When it comes to risk assessment and fallback positions, a mediation advocate armed with a calculator is a wonderful thing.

It’s helpful to talk through with the client in front of the mediator their fallback positions if the case doesn’t settle. After going through a reasonable assessment of probability of success in court on the claim and the counterclaim as well as the costs risks, a useful tip is to have the three key figures – the bottom line of the best, worst and most likely outcomes – written on a Post-It note in front of your client so they can quickly compare numbers as offers come in.

One barrister I know, also a trained accountant, brought a an Excel spreadsheet along to a mediation for a shareholders’ dispute that involved the valuation of shares. Every time the offer changed, the barrister was able to run the figures through the spreadsheet to get an adjusted share value and could say to the client ‘Right, this is what your risk profile now looks like.’

Be ready for the finishing line

A day of mediation can be tiring so you’ll need something in reserve for drafting the all-important settlement agreement. You can avoid ‘blank paper drafting’ by bringing along templates, such as a Tomlin Order and draft Schedule, that are already topped and tailed with the case details.  And if there are certain things you think might happen – that it’s going to be necessary to have an escrow account, for example – you could pre-prepare the relevant wording or clauses.

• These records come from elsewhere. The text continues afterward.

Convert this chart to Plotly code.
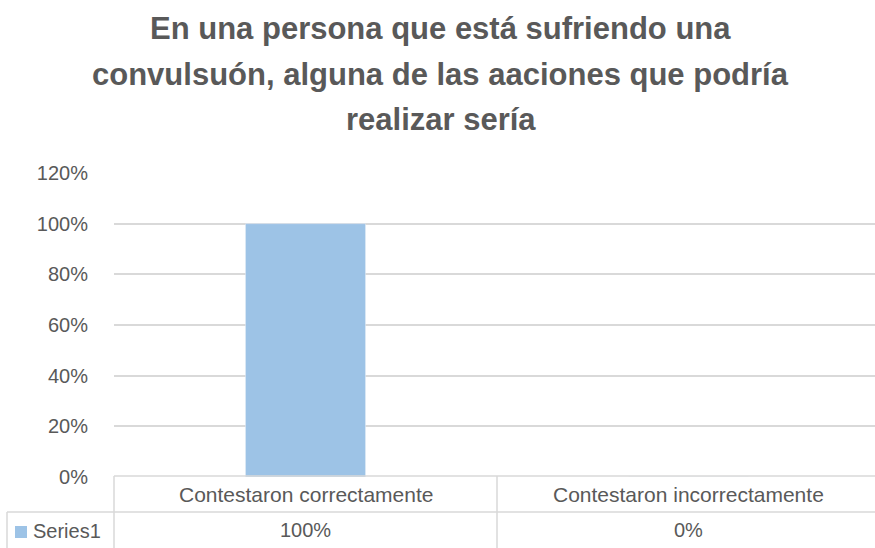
import plotly.graph_objects as go

categories = ["Contestaron correctamente", "Contestaron incorrectamente"]
values = [1.0, 0.0]
value_labels = ["100%", "0%"]
series_name = "Series1"
title_lines = [
    "En una persona que está sufriendo una",
    "convulsuón, alguna de las aaciones que podría",
    "realizar sería",
]
tick_vals = [0, 0.2, 0.4, 0.6, 0.8, 1.0, 1.2]
tick_text = ["0%", "20%", "40%", "60%", "80%", "100%", "120%"]

W, H = 875, 548
L, R, T, B = 114, 0, 173, 71
pw, ph = W - L - R, H - T - B
cat_px = 383.0

TXT = "#595959"
GRID = "#d9d9d9"
BAR = "#9DC3E6"
FONT = "Liberation Sans"

def px(xp):
    return (xp - L) / pw

def py(yp):
    return (H - B - yp) / ph

fig = go.Figure()
fig.add_trace(go.Bar(x=[0, 1], y=values, width=120 / cat_px, marker_color=BAR,
                     name=series_name, showlegend=False, hoverinfo="skip"))

fig.update_layout(
    width=W, height=H, autosize=False,
    margin=dict(l=L, r=R, t=T, b=B, pad=0),
    paper_bgcolor="white", plot_bgcolor="white",
    font=dict(family=FONT, color=TXT),
    xaxis=dict(range=[-0.5, -0.5 + pw / cat_px], showticklabels=False, showgrid=False,
               zeroline=False, showline=False, fixedrange=True),
    yaxis=dict(range=[0, 1.2], tickvals=tick_vals, ticktext=tick_text,
               tickfont=dict(size=20, color=TXT, family=FONT),
               showgrid=True, gridcolor=GRID, gridwidth=1.5, zeroline=False,
               showline=False, ticks="", ticklabelstandoff=25),
)

annotations = []
title_y = [28, 74, 120]
for line, yy in zip(title_lines, title_y):
    annotations.append(dict(text="<b>" + line + "</b>", x=0.5, xref="paper", xanchor="center",
                            y=py(yy), yref="paper", yanchor="middle", showarrow=False,
                            font=dict(family=FONT, size=31, color=TXT),
                            xshift=-L / 2 + 3))
for i, c in enumerate(categories):
    annotations.append(dict(text=c, x=i, xref="x", y=py(494), yref="paper", yanchor="middle",
                            xanchor="center", showarrow=False,
                            font=dict(family=FONT, size=21, color=TXT)))
for i, v in enumerate(value_labels):
    annotations.append(dict(text=v, x=i, xref="x", y=py(530), yref="paper", yanchor="middle",
                            xanchor="center", showarrow=False,
                            font=dict(family=FONT, size=20, color=TXT)))
annotations.append(dict(text=series_name, x=px(31), xref="paper", xanchor="left",
                        y=py(531), yref="paper", yanchor="middle", showarrow=False,
                        font=dict(family=FONT, size=20, color=TXT)))
fig.update_layout(annotations=annotations)

shapes = []
def hline(x0, x1, y):
    shapes.append(dict(type="line", xref="paper", yref="paper", x0=px(x0), x1=px(x1),
                       y0=py(y), y1=py(y), line=dict(color=GRID, width=1.5)))
def vline(x, y0, y1):
    shapes.append(dict(type="line", xref="paper", yref="paper", x0=px(x), x1=px(x),
                       y0=py(y0), y1=py(y1), line=dict(color=GRID, width=1.5)))
hline(114, 900, 476)
hline(7, 900, 512)
vline(114, 476, 560)
vline(497, 476, 560)
vline(7, 512, 560)
shapes.append(dict(type="rect", xref="paper", yref="paper", x0=px(15), x1=px(27),
                   y0=py(538), y1=py(526), fillcolor=BAR, line=dict(width=0)))
fig.update_layout(shapes=shapes)

fig.write_html("out.html", config={"displayModeBar": False},
               post_script="document.body.style.margin='0';document.body.style.overflow='hidden';")
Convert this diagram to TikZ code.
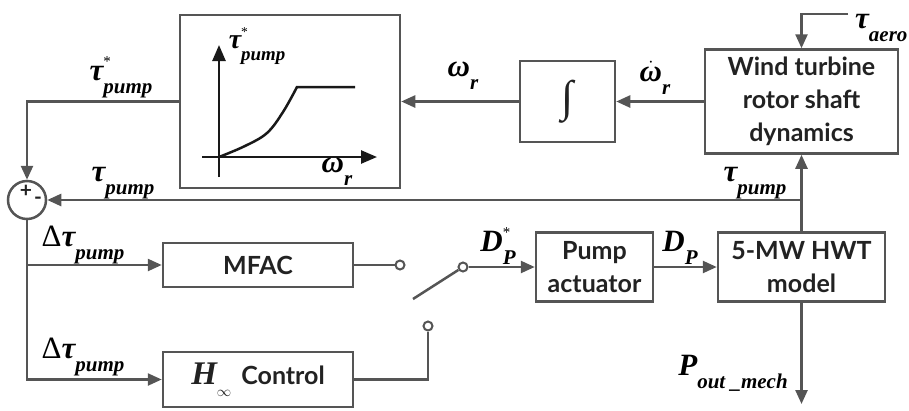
\documentclass[tikz,border=0pt]{standalone}
\usepackage{fontspec}
\usepackage{amsmath}
\setmainfont{Lato}
\newfontfamily\lsr{Liberation Serif}
\usetikzlibrary{arrows.meta}
\definecolor{ln}{HTML}{555555}
\definecolor{tx}{HTML}{222222}
% main symbol, superscript, subscript
\newcommand\sg[3]{#1\rlap{\raisebox{14pt}{\fontsize{15}{15}\selectfont\mdseries\upshape #2}}\raisebox{-13pt}{\fontsize{21}{21}\selectfont #3}}
\tikzset{
 wire/.style={draw=ln, line width=2.5pt},
 arr/.style={wire, -{Triangle[length=14pt,width=12pt]}},
 blk/.style={draw=ln, line width=2.5pt, inner sep=0pt, font=\bfseries\fontsize{25}{33}\selectfont, align=center, text=tx},
 lab/.style={font=\lsr\bfseries\itshape\fontsize{31}{31}\selectfont, inner sep=0pt, text=black},
 term/.style={circle, draw=ln, line width=2pt, fill=white, minimum size=9pt, inner sep=0pt},
 ax/.style={draw=black!90, line width=2.5pt, -{Triangle[length=16pt,width=13pt]}},
 pm/.style={font=\bfseries\fontsize{21}{21}\selectfont, inner sep=0pt, text=tx},
}
\begin{document}
\begin{tikzpicture}[x=1pt,y=-1pt]
\useasboundingbox (0,0) rectangle (909,410);
% blocks
\node[blk, minimum width=220pt, minimum height=173pt] (curve) at (290,101.5) {};
\node[blk, minimum width=95pt, minimum height=81pt] (integ) at (567.5,101.5) {\lsr\mdseries\fontsize{44}{44}\selectfont ∫};
\node[blk, minimum width=193pt, minimum height=104pt] (wt) at (801.5,101.5) {Wind turbine\\rotor shaft\\dynamics};
\node[blk, minimum width=190pt, minimum height=44pt] (mfac) at (258,265) {MFAC};
\node[blk, minimum width=190pt, minimum height=55pt] (hinf) at (258,379.5) {{\lsr\bfseries\itshape\fontsize{33}{33}\selectfont H\raisebox{-12pt}{\mdseries\upshape\fontsize{15}{15}\selectfont$\infty$}}\hspace{10pt}Control};
\node[blk, minimum width=117pt, minimum height=69pt] (pump) at (594.5,267) {Pump\\actuator};
\node[blk, minimum width=167pt, minimum height=69pt] (hwt) at (801.5,267) {5-MW HWT\\model};
\node[circle, draw=ln, line width=2.5pt, minimum size=38pt, inner sep=0pt] (sum) at (27,200) {};
\node[pm] (plus) at (26,191) {+};
\node[pm] (minus) at (38,201) {-};
% graph inside curve box
\coordinate (ytop) at (219,45);
\coordinate (xend) at (377,157);
\draw[ax] (219,177) -- (ytop);
\draw[ax] (202,157) -- (xend);
\draw[draw=black!90, line width=2.5pt] plot[smooth, tension=0.6] coordinates {(219,157) (245,146) (267,133) (283,112) (297,87)} -- (355,87);
% coordinates
\coordinate (aero) at (848,14);
\coordinate (fb) at (801.5,200);
\coordinate (pout) at (801.5,404);
\coordinate (sw) at (413,299);
\node[term] (t1) at (400,265) {};
\node[term] (t2) at (428,326) {};
\node[term] (t3) at (463,267) {};
% connectors
\draw[arr] (integ.west) -- (curve.east);
\draw[arr] (wt.west) -- (integ.east);
\draw[arr] (curve.west) -| (sum.north);
\draw[arr] (hwt.north) -- (wt.south);
\draw[arr] (fb) -- (sum.east);
\draw[arr] (aero) -| (wt.north);
\draw[arr] (sum.south) |- (hinf.west);
\draw[arr] (sum.south |- mfac.west) -- (mfac.west);
\draw[wire] (mfac.east) -- (t1);
\draw[wire] (hinf.east) -| (t2);
\draw[wire] (sw) -- (t3);
\draw[arr] (t3) -- (pump.west);
\draw[arr] (pump.east) -- (hwt.west);
\draw[arr] (hwt.south) -- (pout);
% labels
\node[lab] (l1) at (121,77) {\sg{τ}{*}{pump}};
\node[lab, scale=0.9] (l2) at (257,46) {\sg{τ}{*}{pump}};
\node[lab] (l3) at (337,172) {\sg{ω}{}{r}};
\node[lab] (l4) at (463,76) {\sg{ω}{}{r}};
\node[lab] (l5) at (655,78) {\sg{$\dot{\text{ω}}$}{}{r}};
\node[lab] (l6) at (123,183) {\sg{τ}{}{pump}};
\node[lab] (l7) at (755,183) {\sg{τ}{}{pump}};
\node[lab, anchor=base west] (l8) at (855,28) {\sg{τ}{}{aero}};
\node[lab] (l9) at (83,245) {\sg{{\upshape\mdseries Δ}τ}{}{pump}};
\node[lab] (l10) at (83,357) {\sg{{\upshape\mdseries Δ}τ}{}{pump}};
\node[lab] (l11) at (498,246) {\sg{D}{*}{P}};
\node[lab] (l12) at (680,248) {\sg{D}{}{P}};
\node[lab] (l13) at (733,373) {\sg{P}{}{out \_mech}};
\end{tikzpicture}
\end{document}
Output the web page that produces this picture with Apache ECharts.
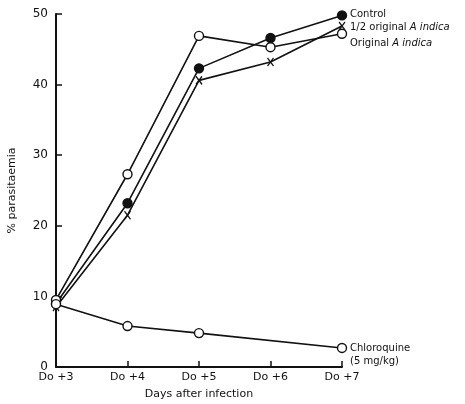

That’s not to say you should put in work that may not be needed (and in the process front-load the costs for your client). It’s more a case of thinking about the settlement draft as the day progresses and using any available ‘down time’ when the mediator is in the other room to start putting the necessary wording together.

Have a joke to hand

I’m not being flippant. Both you and your client will welcome occasional breaks from the intensity of the day. I sometimes say to people when I come back into their room ‘I do hope your lawyer has been entertaining you’ or ‘I do hope you’ve discovered something funny about each other’. A stash of chocolate biscuits is good for keeping up energy levels. And one lawyer I know always suggests to their client taking a short walk together in the middle of the mediation – good for stretching the legs as well as sparking fresh thinking. Just so long as they let me know and come back on time, I’m all for it!